If last year was about embracing her autism and not imposing expectations, this year is about learning what she is capable of, beyond and completely separate from the things I imagined before I had kids. I had boxes to check off before I had kids--literacy education, social justice, health--and I thought I knew what that would look like: PBS, protests, hiking, and nature education. 

Now, I still have the same values but I respect that her learning--rather than me teaching--those values means they are put through the kaleidoscope that is her self: her autism, her desire to be "girly" combined with her so often brash demeanor, her coming of age in this political climate, her digital world where she watches us on our smartphones and knows that messages from grandma come via screens. 

There is no way I could have predicted or anticipated or imposed what the values in her world should be. Instead, she's teaching me, and she's challenging herself not because I check out the right books from the library and force them on her. Not because I drag her out for a 5 mile hike at 7am. Not because I turn off the screen and make her go outside. But because the world is fun and challenging. Because she enjoys a battle between Mario characters and the different shapes of an oak leaf. Because she wants to read goofy books and is upset that war and racism hurt people. Because she loves signs of all kinds, about water drains or traffic or politics. Because she loves to draw in the dirt and have her tablet charged for the whole camping trip.

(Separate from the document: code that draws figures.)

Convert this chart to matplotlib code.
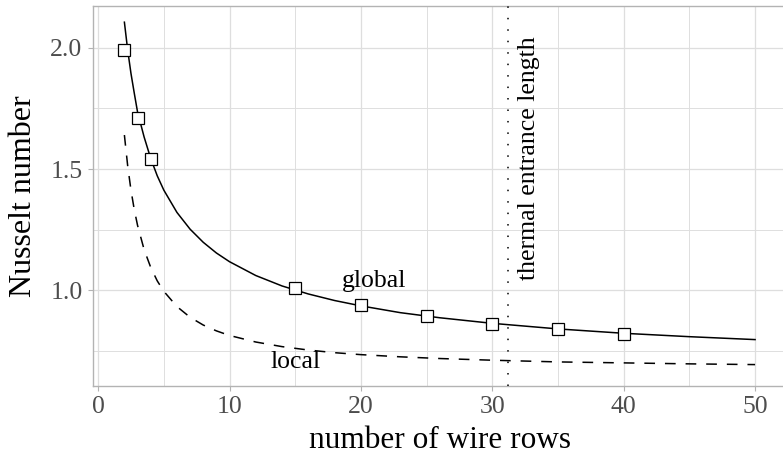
#=======================#
# Libraries importation #
#=======================#

import matplotlib
matplotlib.use("Agg")
import matplotlib.pyplot as plt
from matplotlib.ticker import MultipleLocator, FormatStrFormatter

#==================#
# Global variables #
#==================#

GRID_COLOR = "#DEDEDE"
BORDER_COLOR = "#B3B3B3"
TICK_LABEL_COLOR = "#4D4D4D"

plt.rcParams["font.family"] = ["Liberation Serif", "DejaVu Serif"]

# Fitted curves
fit_rows = [2, 2.25, 2.5, 2.75, 3, 3.5, 4, 4.5, 5, 6, 7, 8, 9, 10,
            12, 14, 16, 18, 20, 23, 26, 30, 35, 40, 45, 50]
nu_global_fit = [2.105, 1.990, 1.894, 1.813, 1.735, 1.632, 1.544, 1.472, 1.413,
                 1.321, 1.252, 1.198, 1.154, 1.118, 1.061, 1.018, 0.985, 0.958,
                 0.936, 0.908, 0.887, 0.864, 0.841, 0.823, 0.809, 0.797]
nu_local_fit = [1.640, 1.513, 1.413, 1.333, 1.268, 1.168, 1.095, 1.039, 0.996,
                0.933, 0.889, 0.857, 0.833, 0.814, 0.787, 0.768, 0.754, 0.743,
                0.735, 0.726, 0.719, 0.712, 0.705, 0.701, 0.697, 0.694]

# Simulated global Nusselt numbers
sim_rows = [2, 3, 4, 15, 20, 25, 30, 35, 40]
nu_global_sim = [1.99, 1.71, 1.54, 1.01, 0.94, 0.893, 0.863, 0.840, 0.822]

entrance_length = 31.2

#==========#
# Plotting #
#==========#

fig = plt.figure(figsize=(7.83, 4.59), dpi=100)
ax = fig.add_axes([0.1186, 0.1597, 0.886, 0.8279])

ax.plot(fit_rows, nu_global_fit, color="black", linewidth=1.1, zorder=3)
ax.plot(fit_rows, nu_local_fit, color="black", linewidth=1.1,
        dashes=(7, 6.5), zorder=3)
ax.plot(sim_rows, nu_global_sim, linestyle="none", marker="s", markersize=8.4,
        markerfacecolor="white", markeredgecolor="black", markeredgewidth=0.9,
        zorder=4)
ax.axvline(entrance_length, color="black", linewidth=1.1, dashes=(1, 6.5),
           zorder=3)

ax.text(21, 1.015, "global", fontsize=18.5, ha="center", va="baseline")
ax.text(15, 0.678, "local", fontsize=18.5, ha="center", va="baseline")
ax.text(33.24, 1.545, "thermal entrance length", fontsize=18.5, rotation=90,
        rotation_mode="anchor", ha="center", va="baseline")

ax.set_xlim(-0.4, 52.4)
ax.set_ylim(0.607, 2.173)
ax.xaxis.set_major_locator(MultipleLocator(10))
ax.xaxis.set_minor_locator(MultipleLocator(5))
ax.yaxis.set_major_locator(MultipleLocator(0.5))
ax.yaxis.set_minor_locator(MultipleLocator(0.25))
ax.yaxis.set_major_formatter(FormatStrFormatter("%.1f"))

ax.grid(which="major", color=GRID_COLOR, linewidth=0.9, zorder=0)
ax.grid(which="minor", color=GRID_COLOR, linewidth=0.7, zorder=0)
ax.set_axisbelow(True)

for spine in ax.spines.values():
    spine.set_color(BORDER_COLOR)
    spine.set_linewidth(1.0)

ax.tick_params(which="major", length=3.5, width=0.8, color=BORDER_COLOR,
               labelcolor=TICK_LABEL_COLOR, labelsize=18.5, pad=4)
ax.tick_params(which="minor", length=0)

ax.set_xlabel("number of wire rows", fontsize=22.5, labelpad=6)
ax.set_ylabel("Nusselt number", fontsize=23, labelpad=9)

fig.savefig("out.png", dpi=100)
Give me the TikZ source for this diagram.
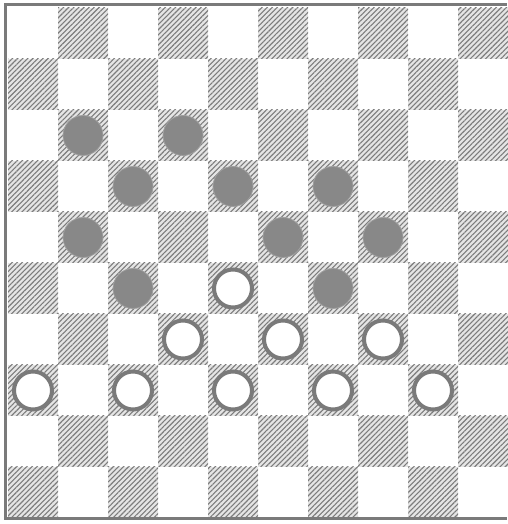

I sometimes wince at reconnecting with old friends who've had babies. I'm pretty sure that when I was a new parent, if I'd met someone like me now I would have thought they were nuts. Video games, a diet of cheese sandwiches, so much less diversity education than I imagined and wanted, autism: these are things I was afraid of. These are now things that have shattered my white upper middle class snobbery and made my life beautiful.